La CEDH a jugé jeudi que la France n’avait pas violé le droit de Sanofi à un procès équitable en condamnant la société à indemniser une femme souffrant de sclérose en plaques après un vaccin contre l’hépatite B mais l’a condamnée pour une décision insuffisamment motivée.
La société pharmaceutique Sanofi Pasteur contestait notamment devant la Cour européenne des droits de l’Homme (CEDH) le délai de prescription fixé à 10 ans à partir de la date de consolidation du dommage de la patiente, c’est-à-dire du moment où ses lésions sont devenues permanentes.
Cette règle « a rendu l’action imprescriptible dès lors que la maladie à la base du dommage, évolutive de nature, n’était pas susceptible de consolidation », pointait Sanofi, selon un communiqué de presse de la CEDH.
L’arrêt de la cour conforte le choix du système judiciaire français « de donner plus de poids au droit des victimes de dommages corporels à un tribunal, qu’au droit des personnes responsables de ces dommages à la sécurité juridique » explique le communiqué.
Les juges strasbourgeois ont estimé que cette règle de prescription permettait de prendre en compte le fait que les besoins des personnes atteintes d’une maladie évolutive, en termes d’assistance par exemple, peuvent augmenter au fil du temps.
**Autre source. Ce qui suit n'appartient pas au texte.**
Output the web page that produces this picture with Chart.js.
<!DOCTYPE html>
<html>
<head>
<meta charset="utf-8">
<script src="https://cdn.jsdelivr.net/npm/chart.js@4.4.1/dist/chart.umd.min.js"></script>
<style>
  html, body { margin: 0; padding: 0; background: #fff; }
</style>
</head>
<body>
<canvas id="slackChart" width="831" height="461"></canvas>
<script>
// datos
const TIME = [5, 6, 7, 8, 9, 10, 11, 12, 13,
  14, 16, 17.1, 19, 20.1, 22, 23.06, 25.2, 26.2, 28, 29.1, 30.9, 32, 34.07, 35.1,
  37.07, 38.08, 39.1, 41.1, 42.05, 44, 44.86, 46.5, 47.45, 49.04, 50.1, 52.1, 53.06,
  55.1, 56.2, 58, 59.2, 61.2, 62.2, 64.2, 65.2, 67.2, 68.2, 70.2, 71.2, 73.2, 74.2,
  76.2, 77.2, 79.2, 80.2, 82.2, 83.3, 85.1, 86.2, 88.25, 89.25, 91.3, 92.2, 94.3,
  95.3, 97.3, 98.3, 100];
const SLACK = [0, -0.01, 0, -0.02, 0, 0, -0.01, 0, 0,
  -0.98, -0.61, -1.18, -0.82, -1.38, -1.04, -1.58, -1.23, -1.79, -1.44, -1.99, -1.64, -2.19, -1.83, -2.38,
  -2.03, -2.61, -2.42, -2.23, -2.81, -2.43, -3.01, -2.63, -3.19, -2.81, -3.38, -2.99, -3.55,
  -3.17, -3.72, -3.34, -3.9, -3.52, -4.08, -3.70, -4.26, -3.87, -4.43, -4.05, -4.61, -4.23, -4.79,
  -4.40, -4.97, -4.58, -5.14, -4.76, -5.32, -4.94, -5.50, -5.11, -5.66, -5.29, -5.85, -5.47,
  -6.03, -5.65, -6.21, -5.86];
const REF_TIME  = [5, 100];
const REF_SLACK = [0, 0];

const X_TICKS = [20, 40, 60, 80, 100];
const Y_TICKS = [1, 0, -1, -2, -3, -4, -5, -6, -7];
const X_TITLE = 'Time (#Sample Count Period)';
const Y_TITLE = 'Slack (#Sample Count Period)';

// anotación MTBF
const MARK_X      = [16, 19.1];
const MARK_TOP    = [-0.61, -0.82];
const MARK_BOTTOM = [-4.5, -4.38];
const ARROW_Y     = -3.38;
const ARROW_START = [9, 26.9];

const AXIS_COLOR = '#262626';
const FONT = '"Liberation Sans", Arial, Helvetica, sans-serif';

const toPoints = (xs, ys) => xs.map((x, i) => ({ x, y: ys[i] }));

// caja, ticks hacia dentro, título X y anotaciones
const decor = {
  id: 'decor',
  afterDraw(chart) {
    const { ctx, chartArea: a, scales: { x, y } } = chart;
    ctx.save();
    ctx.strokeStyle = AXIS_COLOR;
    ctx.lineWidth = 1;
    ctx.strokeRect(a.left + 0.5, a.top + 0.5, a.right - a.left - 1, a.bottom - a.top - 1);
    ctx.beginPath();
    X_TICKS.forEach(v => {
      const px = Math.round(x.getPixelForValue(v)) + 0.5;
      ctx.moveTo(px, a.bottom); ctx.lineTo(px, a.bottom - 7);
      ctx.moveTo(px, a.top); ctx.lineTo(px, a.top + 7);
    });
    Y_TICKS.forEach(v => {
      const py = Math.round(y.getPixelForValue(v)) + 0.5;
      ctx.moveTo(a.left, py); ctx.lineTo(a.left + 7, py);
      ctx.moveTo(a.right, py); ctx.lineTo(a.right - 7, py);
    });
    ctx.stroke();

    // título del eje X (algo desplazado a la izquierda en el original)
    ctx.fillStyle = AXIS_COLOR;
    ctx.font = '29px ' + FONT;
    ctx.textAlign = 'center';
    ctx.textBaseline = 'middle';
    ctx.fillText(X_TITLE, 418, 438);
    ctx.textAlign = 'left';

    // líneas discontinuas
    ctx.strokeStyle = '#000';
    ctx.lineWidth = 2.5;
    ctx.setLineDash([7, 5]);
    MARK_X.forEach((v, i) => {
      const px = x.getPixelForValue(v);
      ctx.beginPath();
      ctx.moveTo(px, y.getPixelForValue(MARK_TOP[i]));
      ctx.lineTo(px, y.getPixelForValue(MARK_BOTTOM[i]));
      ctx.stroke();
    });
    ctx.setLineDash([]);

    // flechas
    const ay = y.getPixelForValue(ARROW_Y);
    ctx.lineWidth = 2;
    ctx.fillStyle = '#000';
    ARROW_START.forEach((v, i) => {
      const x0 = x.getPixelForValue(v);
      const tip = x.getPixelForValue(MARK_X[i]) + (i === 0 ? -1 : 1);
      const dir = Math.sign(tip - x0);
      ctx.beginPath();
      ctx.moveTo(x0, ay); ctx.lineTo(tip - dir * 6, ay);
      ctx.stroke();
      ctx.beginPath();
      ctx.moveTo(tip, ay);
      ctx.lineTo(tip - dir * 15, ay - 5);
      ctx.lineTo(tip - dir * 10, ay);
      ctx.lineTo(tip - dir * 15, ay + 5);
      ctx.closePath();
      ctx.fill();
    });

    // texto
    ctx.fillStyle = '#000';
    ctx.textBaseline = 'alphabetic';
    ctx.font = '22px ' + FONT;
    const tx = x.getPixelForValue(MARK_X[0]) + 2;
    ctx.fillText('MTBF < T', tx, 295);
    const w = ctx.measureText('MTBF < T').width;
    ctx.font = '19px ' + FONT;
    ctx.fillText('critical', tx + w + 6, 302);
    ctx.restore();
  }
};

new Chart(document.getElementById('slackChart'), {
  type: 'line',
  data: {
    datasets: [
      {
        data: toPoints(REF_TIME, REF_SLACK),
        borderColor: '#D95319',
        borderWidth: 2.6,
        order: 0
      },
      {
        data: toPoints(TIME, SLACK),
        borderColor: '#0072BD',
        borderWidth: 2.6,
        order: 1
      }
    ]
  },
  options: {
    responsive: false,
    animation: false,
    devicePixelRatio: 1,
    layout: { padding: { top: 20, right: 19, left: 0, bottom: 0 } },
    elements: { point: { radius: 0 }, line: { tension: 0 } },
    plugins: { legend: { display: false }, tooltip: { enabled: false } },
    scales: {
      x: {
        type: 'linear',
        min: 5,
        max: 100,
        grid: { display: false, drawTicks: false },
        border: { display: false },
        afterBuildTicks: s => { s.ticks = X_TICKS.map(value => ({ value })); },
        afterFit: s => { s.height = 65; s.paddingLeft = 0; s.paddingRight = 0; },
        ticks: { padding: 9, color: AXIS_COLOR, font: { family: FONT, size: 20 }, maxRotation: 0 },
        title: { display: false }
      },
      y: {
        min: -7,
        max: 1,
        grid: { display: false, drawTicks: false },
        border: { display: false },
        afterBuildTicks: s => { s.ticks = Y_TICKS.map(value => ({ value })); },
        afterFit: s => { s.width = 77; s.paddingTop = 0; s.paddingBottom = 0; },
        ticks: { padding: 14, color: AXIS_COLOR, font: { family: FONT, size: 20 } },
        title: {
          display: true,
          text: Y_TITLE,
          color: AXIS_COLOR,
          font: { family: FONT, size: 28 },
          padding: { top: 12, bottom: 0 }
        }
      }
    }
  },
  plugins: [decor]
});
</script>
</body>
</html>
L’affaire concerne la responsabilité de Sanofi à l’égard d’une femme, née en 1972, qui avait dû se faire vacciner contre l’hépatite B lorsqu’elle était élève infirmière.
En 1993, elle déclara une sclérose en plaque, puis en 1999 la maladie de Crohn et enfin, en 2004, une polymyosite, maladie rare qui entraîne une inflammation musculaire.
La jeune femme a d’abord fait condamner l’Etat à lui verser plus de 650.000 euros et une rente annuelle de près de 11.000 euros.
Elle a ensuite, en 2005, assigné Sanofi Pasteur devant le juge civil pour obtenir réparation en raison de l’aggravation de son état.
Le TGI de Toulouse, puis la cour d’appel de Toulouse ont jugé cette action recevable et fait courir la prescription à partir de la consolidation du dommage. La cour de Cassation a rejeté les pourvois de Sanofi.
Finalement, en 2015, le TGI de Toulouse condamna Sanofi à verser à la malade près de 10.000 euros ainsi qu’une rente annuelle de 5.500 euros.
Sanofi Pasteur déplorait avoir été condamné sur le fondement d’une double présomption de causalité entre la vaccination et les maladies d’une part et la défectuosité du vaccin d’autre part.
Le laboratoire se plaignait devant la CEDH que la Cour de cassation ait rejeté sa demande de questions à la Cour de justice de l’Union européenne sur ce dossier, sans indiquer les motifs du refus.
La CEDH a jugé la France coupable sur ce point, sans toutefois la condamner à indemniser Sanofi pour dommage moral.